If they are combatants - and prisoners of war - acting under orders, then, as the US 
Supreme Court's ex parte Quirin ruling declared in 1942 in the case of a group of 
German saboteurs seized in America in the Second World War, they 'are subject [only] 
to capture and detention as prisoners of war by opposing military forces'.  

But then, say Mr Bush's advisers, including Attorney-General John Ashcroft and Defence 
Secretary Donald Rumsfeld, these aren't prisoners of war. These are men who fought 
without uniforms. They bore their weapons in secret for a criminal organisation 
without a formal legal command. They are criminals, they argue, 'unlawful combatants', 
and therefore not covered by the protections of the Geneva Conventions.  

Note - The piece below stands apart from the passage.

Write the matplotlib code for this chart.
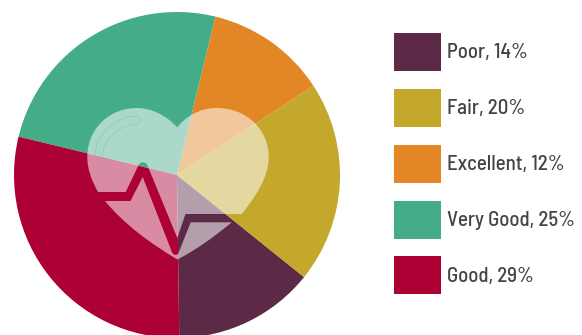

And there lies the source of the Bush administration's greatest contortions. For if 
the prisoners of Guantanamo Bay are not covered by the 'laws of war', then they are 
ordinary criminals. And the rights of ordinary - and even extraordinary - criminals 
are guaranteed by the US Constitution.  

The Sixth Amendment, in case Mr Bush has forgotten, insists that in 'all criminal 
prosecutions' in the United States inalienable rights apply. Those rights include the 
right to a jury trial, a right underlined by case law in the US Supreme Court that 
insists that if the civilian courts are open and functioning then the armed forces 
cannot convene a military tribunal to try offences that fall within the jurisdiction 
of civilian courts.  

So if the prisoners of Guantanamo Bay are not criminals or combatants, what are they?  

They are the examples that America feels it needs to make before the world, condemned 
before the fact by their alleged membership of a criminal association. They are triply 
damned, one suspects, by their nationality, religion and the colour of their skins.